Yes, that limit is kind of a pain. Easy to have more things that you'd like to block than that. Again using the terminal interface you can do more with iptables directly. Been a long time since I've messed around with it and I'm not confident giving specific instructions. Search around some and you should find info if you want to try.That's exactly what I've just been doing. I wanted to try some different adjustments to the camera's Day/Night mode and IR Illuminator, etc., and I just unblocked it temporarily by logging into the router itself, then blocked it again when I was done.
I wish the Asus router would allow me to block more than 16 devices from the internet. At some point, I'll probably have to move the cams to a separate network that has no internet connection, and then I'll lose the ability to play with them remotely altogether, I suppose. Still, this is all pretty sweet!

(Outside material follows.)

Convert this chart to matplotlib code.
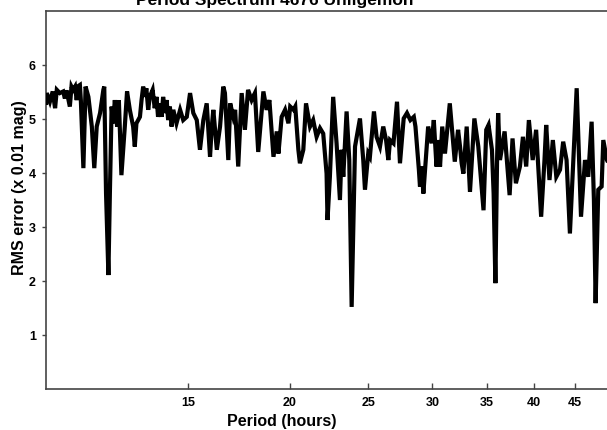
import matplotlib
matplotlib.use("Agg")
import matplotlib.pyplot as plt
from matplotlib.ticker import FixedLocator, FixedFormatter, NullLocator

# ---- data ----
period_hours = [
    10.01, 10.03, 10.12, 10.20, 10.27, 10.32, 10.41, 10.51, 10.56, 10.61,
    10.71, 10.76, 10.81, 10.87, 10.92, 10.97, 11.02, 11.05, 11.13, 11.20,
    11.29, 11.40, 11.48, 11.56, 11.67, 11.78, 11.81, 11.87, 11.95, 12.00,
    12.06, 12.11, 12.17, 12.25, 12.31, 12.40, 12.52, 12.60, 12.70, 12.82,
    12.88, 12.94, 13.07, 13.13, 13.19, 13.25, 13.31, 13.38, 13.44, 13.55,
    13.63, 13.70, 13.76, 13.84, 13.90, 13.96, 14.03, 14.10, 14.16, 14.23,
    14.30, 14.37, 14.50, 14.65, 14.78, 14.93, 15.07, 15.21, 15.36, 15.50,
    15.65, 15.80, 15.95, 16.03, 16.10, 16.26, 16.41, 16.56, 16.64, 16.72,
    16.80, 16.89, 17.04, 17.13, 17.28, 17.45, 17.61, 17.77, 17.95, 18.12,
    18.29, 18.56, 18.73, 18.88, 19.10, 19.28, 19.37, 19.55, 19.74, 19.93,
    20.03, 20.22, 20.32, 20.50, 20.59, 20.79, 20.95, 21.19, 21.38, 21.59,
    21.80, 22.00, 22.21, 22.27, 22.42, 22.63, 22.85, 23.07, 23.18, 23.29,
    23.51, 23.69, 23.85, 24.08, 24.42, 24.65, 24.77, 25.00, 25.12, 25.41,
    25.60, 25.85, 26.09, 26.30, 26.47, 26.60, 26.86, 27.13, 27.36, 27.65,
    27.91, 28.18, 28.46, 28.59, 28.87, 28.96, 29.10, 29.24, 29.50, 29.64,
    29.93, 30.12, 30.35, 30.49, 30.66, 30.85, 31.09, 31.52, 31.97, 32.27,
    32.45, 32.60, 32.76, 33.07, 33.38, 33.80, 34.18, 34.69, 34.96, 35.19,
    35.53, 35.70, 35.88, 36.05, 36.16, 36.35, 36.83, 37.01, 37.36, 37.67,
    38.03, 38.47, 38.80, 39.16, 39.46, 39.89, 40.28, 40.86, 41.25, 41.45,
    41.84, 42.24, 42.66, 43.11, 43.50, 43.92, 44.34, 44.77, 45.20, 45.76,
    46.28, 46.71, 47.16, 47.47, 47.70, 48.06, 48.52, 48.75, 49.26, 49.60,
]
rms_error = [
    5.26, 5.48, 5.32, 5.51, 5.20, 5.54, 5.48, 5.51, 5.38, 5.53,
    5.23, 5.60, 5.54, 5.60, 5.35, 5.61, 5.63, 5.35, 4.09, 5.60,
    5.41, 4.86, 4.09, 4.86, 5.11, 5.54, 5.60, 3.62, 2.11, 3.62,
    5.23, 4.92, 5.35, 4.86, 5.35, 3.96, 4.86, 5.51, 5.17, 4.86,
    4.49, 4.92, 5.04, 5.35, 5.60, 5.41, 5.57, 5.17, 5.41, 5.54,
    5.20, 5.41, 5.04, 5.29, 5.04, 5.41, 5.11, 5.35, 4.98, 5.23,
    4.86, 5.17, 4.92, 5.17, 4.98, 5.04, 5.48, 5.11, 4.98, 4.43,
    4.98, 5.29, 4.30, 4.86, 5.17, 4.43, 4.86, 5.60, 5.48, 4.86,
    4.24, 5.29, 5.04, 5.17, 4.12, 5.48, 4.80, 5.54, 5.35, 5.48,
    4.39, 5.51, 5.17, 5.35, 4.30, 4.77, 4.36, 5.04, 5.17, 4.92,
    5.23, 5.17, 5.23, 4.43, 4.18, 4.43, 5.29, 4.86, 4.98, 4.67,
    4.83, 4.73, 3.99, 3.13, 3.93, 5.41, 4.55, 3.50, 4.43, 3.93,
    5.14, 4.24, 1.52, 4.49, 5.01, 4.24, 3.69, 4.36, 4.30, 5.14,
    4.67, 4.49, 4.86, 4.61, 4.24, 4.61, 4.55, 5.32, 4.18, 5.01,
    5.11, 4.98, 5.04, 4.86, 4.06, 3.75, 4.12, 3.62, 4.43, 4.86,
    4.55, 4.98, 4.12, 4.61, 4.12, 4.86, 4.36, 5.29, 4.21, 4.80,
    4.49, 4.18, 3.99, 4.86, 3.65, 5.01, 4.49, 3.31, 4.80, 4.89,
    4.43, 3.62, 1.96, 4.24, 5.11, 4.24, 4.77, 4.36, 3.59, 4.64,
    3.81, 4.12, 4.67, 4.12, 4.98, 4.24, 4.80, 3.19, 4.24, 4.89,
    3.87, 4.61, 3.93, 4.06, 4.58, 4.24, 2.88, 4.24, 5.57, 3.19,
    4.24, 3.93, 4.95, 3.50, 1.59, 3.69, 3.75, 4.61, 4.24, 4.15,
]
x_ticks = [15, 20, 25, 30, 35, 40, 45]
x_tick_labels = ["15", "20", "25", "30", "35", "40", "45"]
y_ticks = [1, 2, 3, 4, 5, 6]
y_tick_labels = ["1", "2", "3", "4", "5", "6"]
title_text = "Period Spectrum 4676 Uhligemon"
x_label = "Period (hours)"
y_label = "RMS error (x 0.01 mag)"

plt.rcParams["font.family"] = ["Liberation Sans", "DejaVu Sans"]
plt.rcParams["font.weight"] = "bold"

W, H = 607, 430
fig = plt.figure(figsize=(W / 100, H / 100), dpi=100)
ax = fig.add_axes([45.7 / W, 41 / H, 566.5 / W, 378 / H])

ax.plot(period_hours, rms_error, color="black", lw=3.0,
        solid_joinstyle="miter", solid_capstyle="butt", zorder=3)

ax.set_xscale("log")
ax.set_xlim(10, 50)
ax.set_ylim(0, 7)
ax.xaxis.set_major_locator(FixedLocator(x_ticks))
ax.xaxis.set_major_formatter(FixedFormatter(x_tick_labels))
ax.xaxis.set_minor_locator(NullLocator())
ax.set_yticks(y_ticks)
ax.set_yticklabels(y_tick_labels)

for s in ax.spines.values():
    s.set_color("#444444")
    s.set_linewidth(1.2)

ax.tick_params(axis="x", direction="in", length=4, width=1, color="#444444",
               labelsize=9, pad=6)
ax.tick_params(axis="y", direction="out", length=3, width=1, color="#444444",
               labelsize=9, pad=4)
for lab in ax.get_xticklabels() + ax.get_yticklabels():
    lab.set_fontweight("bold")

fig.text(275 / W, 1 - 5 / H, title_text, ha="center", va="baseline",
         fontsize=12.5, fontweight="bold")
fig.text(281.5 / W, 1 - 426 / H, x_label, ha="center", va="baseline",
         fontsize=11.5, fontweight="bold")
fig.text(20 / W, 1 - 188 / H, y_label, ha="center", va="center",
         rotation=90, fontsize=11.5, fontweight="bold")

fig.savefig("out.png", dpi=100)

Short of that as a more simple fix you can set the gateway, DNS, and other settings on the device itself to its own IP or other non-valid values to prevent it from getting anything out. Assuming that you don't have ports forwarded or devices exposed otherwise, nothing should be coming in anyway other than your own traffic through the VPN. I usually do both so that if I forget or change one or the other at some point there will be at least some fall-back. That will break email, ftp, etc., from the device that some may want to work but behind BI or other system most won't use those much anyway.
You can access the cams behind another network/subnet/VLAN if you set up the routing.